YOUR GOAL: Without the images, write out the whole listing exactly.
□ □ □ □ □ □ □
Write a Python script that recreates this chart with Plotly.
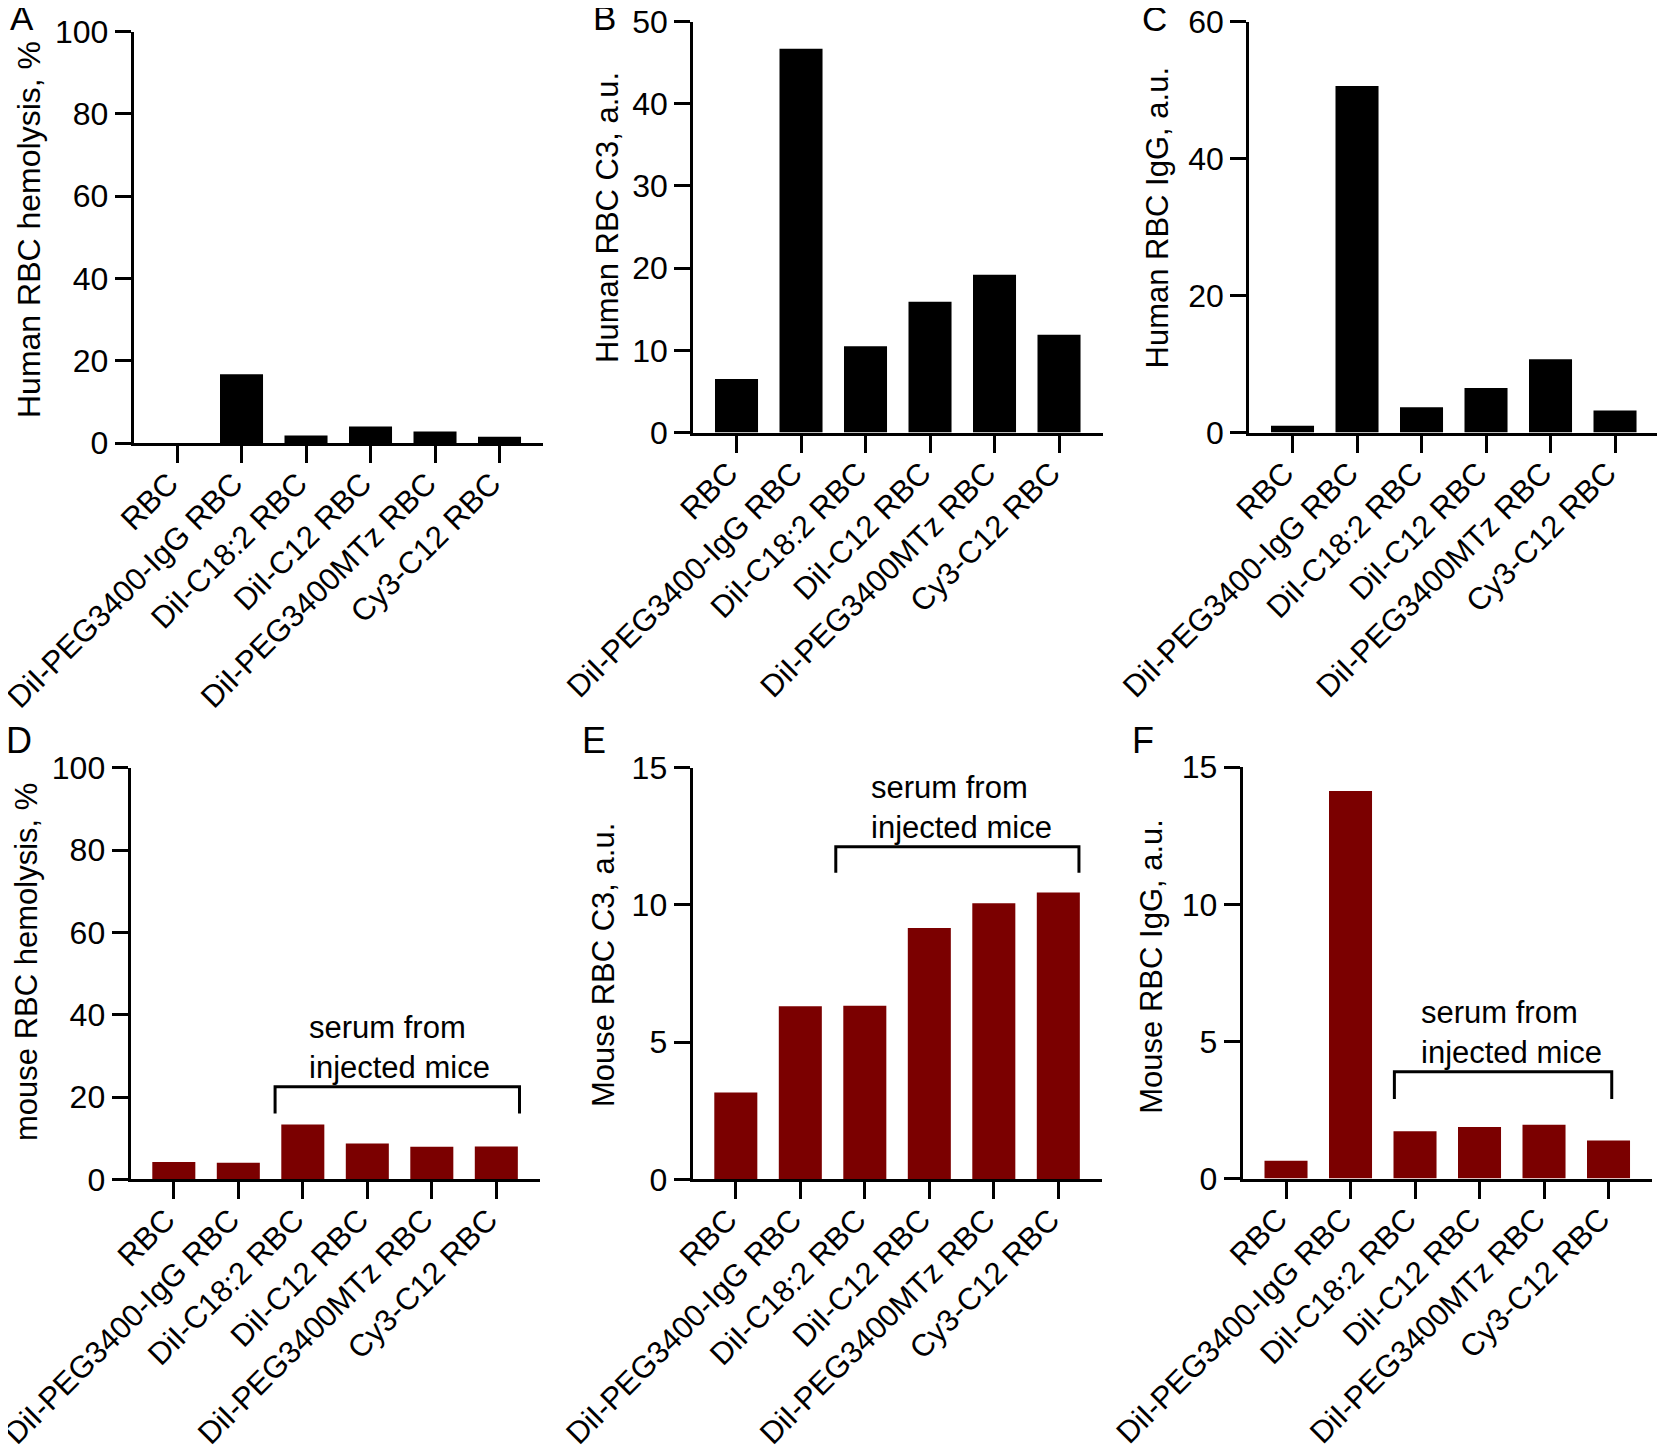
import plotly.graph_objects as go

# The page body adds an 8 px margin, so the figure is drawn 8 px smaller and
# every pixel position below is shifted by OFF.
OFF = 8
W, H = 1665 - OFF, 1454 - OFF

categories = ["RBC", "DiI-PEG3400-IgG RBC", "DiI-C18:2 RBC", "DiI-C12 RBC",
              "DiI-PEG3400MTz RBC", "Cy3-C12 RBC"]

human_hemolysis = [0.0, 16.7, 1.8, 4.0, 2.8, 1.5]
human_c3 = [6.5, 46.7, 10.5, 15.9, 19.2, 11.9]
human_igg = [1.0, 50.6, 3.7, 6.5, 10.7, 3.2]
mouse_hemolysis = [4.2, 4.0, 13.3, 8.7, 7.9, 8.0]
mouse_c3 = [3.16, 6.31, 6.33, 9.16, 10.06, 10.45]
mouse_igg = [0.65, 14.13, 1.72, 1.88, 1.96, 1.39]

panel_letters = ["A", "B", "C", "D", "E", "F"]
y_titles = ["Human RBC hemolysis, %", "Human RBC C3, a.u.", "Human RBC IgG, a.u.",
            "mouse RBC hemolysis, %", "Mouse RBC C3, a.u.", "Mouse RBC IgG, a.u."]
y_max = [100, 50, 60, 100, 15, 15]
y_dtick = [20, 10, 20, 20, 5, 5]

# brackets: (x_left, x_right, y_top, y_end) for panels D, E, F
bracket_D = [1.57, 5.36, 22.5, 16.0]
bracket_E = [1.55, 5.32, 12.12, 11.17]
bracket_F = [1.68, 5.05, 3.89, 2.9]
bracket_text = "serum from<br>injected mice"

BLACK = "#000000"
RED = "#7b0000"
FONT = "Arial, Liberation Sans, sans-serif"

series = [human_hemolysis, human_c3, human_igg, mouse_hemolysis, mouse_c3, mouse_igg]
colors = [BLACK, BLACK, BLACK, RED, RED, RED]

# layout geometry in screen pixels: (x0, y_top, y_bottom)
XR = [-0.67, 5.68]
SP = 64.5
PW = (XR[1] - XR[0]) * SP
geom = [
    (133.8, 31.7, 443.0),
    (693.3, 21.5, 432.5),
    (1249.3, 21.5, 432.5),
    (130.6, 767.8, 1179.3),
    (692.6, 767.8, 1179.3),
    (1242.8, 767.2, 1178.5),
]
title_pos = [(29, 230), (607, 218), (1157, 217.5), (26, 962), (603, 965), (1152, 966.7)]
title_size = [32, 31, 31, 31, 31, 31]
letter_pos = [(22, 18), (604, 17.5), (1154, 19), (19, 740), (594, 740.5), (1143, 740.5)]
letter_size = [35, 35, 35, 36, 36, 36]


def px(x):
    return (x - OFF) / W


def py(y):
    return 1 - (y - OFF) / H


fig = go.Figure()
layout = dict(
    width=W, height=H,
    margin=dict(l=0, r=0, t=0, b=0, autoexpand=False),
    paper_bgcolor="white", plot_bgcolor="white",
    showlegend=False,
    bargap=0.333,
    font=dict(family=FONT, color="black"),
)
annotations = []

for i in range(6):
    n = "" if i == 0 else str(i + 1)
    xa, ya = "x" + n, "y" + n
    x0, yt, yb = geom[i]
    fig.add_trace(go.Bar(
        x=list(range(len(categories))), y=series[i],
        marker=dict(color=colors[i], line=dict(width=0)),
        xaxis=xa, yaxis=ya, width=0.667,
    ))
    layout["xaxis" + n] = dict(
        domain=[px(x0), px(x0 + PW)], anchor=ya, range=XR, automargin=False,
        tickvals=list(range(len(categories))), ticktext=categories,
        tickangle=-45, ticks="outside", ticklen=17, tickwidth=3, tickcolor="black",
        ticklabelstandoff=-10, ticklabelshift=-8, ticklabeloverflow="allow",
        showline=True, linewidth=3, linecolor="black", showgrid=False, zeroline=False,
        tickfont=dict(family=FONT, size=31, color="black"),
    )
    layout["yaxis" + n] = dict(
        domain=[py(yb), py(yt)], anchor=xa, range=[0, y_max[i]],
        automargin=False, ticklabeloverflow="allow",
        dtick=y_dtick[i], tick0=0, ticks="outside", ticklen=16, tickwidth=3,
        tickcolor="black", showline=True, linewidth=3, linecolor="black",
        showgrid=False, zeroline=False,
        tickfont=dict(family=FONT, size=32, color="black"),
    )
    tx, ty = title_pos[i]
    annotations.append(dict(
        text=y_titles[i], x=px(tx), y=py(ty), xref="paper", yref="paper",
        textangle=-90, showarrow=False, xanchor="center", yanchor="middle",
        font=dict(family=FONT, size=title_size[i], color="black"),
    ))
    lx, ly = letter_pos[i]
    annotations.append(dict(
        text=panel_letters[i], x=px(lx), y=py(ly), xref="paper", yref="paper",
        showarrow=False, xanchor="center", yanchor="middle",
        font=dict(family=FONT, size=letter_size[i], color="black"),
    ))

for idx, br in [(3, bracket_D), (4, bracket_E), (5, bracket_F)]:
    n = str(idx + 1)
    xl, xr, ytop, yend = br
    fig.add_trace(go.Scatter(
        x=[xl, xl, xr, xr], y=[yend, ytop, ytop, yend], mode="lines",
        line=dict(color="black", width=3), xaxis="x" + n, yaxis="y" + n,
        hoverinfo="skip",
    ))
    annotations.append(dict(
        text=bracket_text, x=2.06, y=ytop, xref="x" + n, yref="y" + n,
        showarrow=False, xanchor="left", yanchor="bottom", align="left",
        font=dict(family=FONT, size=31, color="black"),
    ))

layout["annotations"] = annotations
fig.update_layout(**layout)
fig.write_html("out.html")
□ □ □ □ □ □ □
SOLVED PROBLEM:
Write a Python script that recreates this chart with Plotly.
import plotly.graph_objects as go

# The page body adds an 8 px margin, so the figure is drawn 8 px smaller and
# every pixel position below is shifted by OFF.
OFF = 8
W, H = 1665 - OFF, 1454 - OFF

categories = ["RBC", "DiI-PEG3400-IgG RBC", "DiI-C18:2 RBC", "DiI-C12 RBC",
              "DiI-PEG3400MTz RBC", "Cy3-C12 RBC"]

human_hemolysis = [0.0, 16.7, 1.8, 4.0, 2.8, 1.5]
human_c3 = [6.5, 46.7, 10.5, 15.9, 19.2, 11.9]
human_igg = [1.0, 50.6, 3.7, 6.5, 10.7, 3.2]
mouse_hemolysis = [4.2, 4.0, 13.3, 8.7, 7.9, 8.0]
mouse_c3 = [3.16, 6.31, 6.33, 9.16, 10.06, 10.45]
mouse_igg = [0.65, 14.13, 1.72, 1.88, 1.96, 1.39]

panel_letters = ["A", "B", "C", "D", "E", "F"]
y_titles = ["Human RBC hemolysis, %", "Human RBC C3, a.u.", "Human RBC IgG, a.u.",
            "mouse RBC hemolysis, %", "Mouse RBC C3, a.u.", "Mouse RBC IgG, a.u."]
y_max = [100, 50, 60, 100, 15, 15]
y_dtick = [20, 10, 20, 20, 5, 5]

# brackets: (x_left, x_right, y_top, y_end) for panels D, E, F
bracket_D = [1.57, 5.36, 22.5, 16.0]
bracket_E = [1.55, 5.32, 12.12, 11.17]
bracket_F = [1.68, 5.05, 3.89, 2.9]
bracket_text = "serum from<br>injected mice"

BLACK = "#000000"
RED = "#7b0000"
FONT = "Arial, Liberation Sans, sans-serif"

series = [human_hemolysis, human_c3, human_igg, mouse_hemolysis, mouse_c3, mouse_igg]
colors = [BLACK, BLACK, BLACK, RED, RED, RED]

# layout geometry in screen pixels: (x0, y_top, y_bottom)
XR = [-0.67, 5.68]
SP = 64.5
PW = (XR[1] - XR[0]) * SP
geom = [
    (133.8, 31.7, 443.0),
    (693.3, 21.5, 432.5),
    (1249.3, 21.5, 432.5),
    (130.6, 767.8, 1179.3),
    (692.6, 767.8, 1179.3),
    (1242.8, 767.2, 1178.5),
]
title_pos = [(29, 230), (607, 218), (1157, 217.5), (26, 962), (603, 965), (1152, 966.7)]
title_size = [32, 31, 31, 31, 31, 31]
letter_pos = [(22, 18), (604, 17.5), (1154, 19), (19, 740), (594, 740.5), (1143, 740.5)]
letter_size = [35, 35, 35, 36, 36, 36]


def px(x):
    return (x - OFF) / W


def py(y):
    return 1 - (y - OFF) / H


fig = go.Figure()
layout = dict(
    width=W, height=H,
    margin=dict(l=0, r=0, t=0, b=0, autoexpand=False),
    paper_bgcolor="white", plot_bgcolor="white",
    showlegend=False,
    bargap=0.333,
    font=dict(family=FONT, color="black"),
)
annotations = []

for i in range(6):
    n = "" if i == 0 else str(i + 1)
    xa, ya = "x" + n, "y" + n
    x0, yt, yb = geom[i]
    fig.add_trace(go.Bar(
        x=list(range(len(categories))), y=series[i],
        marker=dict(color=colors[i], line=dict(width=0)),
        xaxis=xa, yaxis=ya, width=0.667,
    ))
    layout["xaxis" + n] = dict(
        domain=[px(x0), px(x0 + PW)], anchor=ya, range=XR, automargin=False,
        tickvals=list(range(len(categories))), ticktext=categories,
        tickangle=-45, ticks="outside", ticklen=17, tickwidth=3, tickcolor="black",
        ticklabelstandoff=-10, ticklabelshift=-8, ticklabeloverflow="allow",
        showline=True, linewidth=3, linecolor="black", showgrid=False, zeroline=False,
        tickfont=dict(family=FONT, size=31, color="black"),
    )
    layout["yaxis" + n] = dict(
        domain=[py(yb), py(yt)], anchor=xa, range=[0, y_max[i]],
        automargin=False, ticklabeloverflow="allow",
        dtick=y_dtick[i], tick0=0, ticks="outside", ticklen=16, tickwidth=3,
        tickcolor="black", showline=True, linewidth=3, linecolor="black",
        showgrid=False, zeroline=False,
        tickfont=dict(family=FONT, size=32, color="black"),
    )
    tx, ty = title_pos[i]
    annotations.append(dict(
        text=y_titles[i], x=px(tx), y=py(ty), xref="paper", yref="paper",
        textangle=-90, showarrow=False, xanchor="center", yanchor="middle",
        font=dict(family=FONT, size=title_size[i], color="black"),
    ))
    lx, ly = letter_pos[i]
    annotations.append(dict(
        text=panel_letters[i], x=px(lx), y=py(ly), xref="paper", yref="paper",
        showarrow=False, xanchor="center", yanchor="middle",
        font=dict(family=FONT, size=letter_size[i], color="black"),
    ))

for idx, br in [(3, bracket_D), (4, bracket_E), (5, bracket_F)]:
    n = str(idx + 1)
    xl, xr, ytop, yend = br
    fig.add_trace(go.Scatter(
        x=[xl, xl, xr, xr], y=[yend, ytop, ytop, yend], mode="lines",
        line=dict(color="black", width=3), xaxis="x" + n, yaxis="y" + n,
        hoverinfo="skip",
    ))
    annotations.append(dict(
        text=bracket_text, x=2.06, y=ytop, xref="x" + n, yref="y" + n,
        showarrow=False, xanchor="left", yanchor="bottom", align="left",
        font=dict(family=FONT, size=31, color="black"),
    ))

layout["annotations"] = annotations
fig.update_layout(**layout)
fig.write_html("out.html")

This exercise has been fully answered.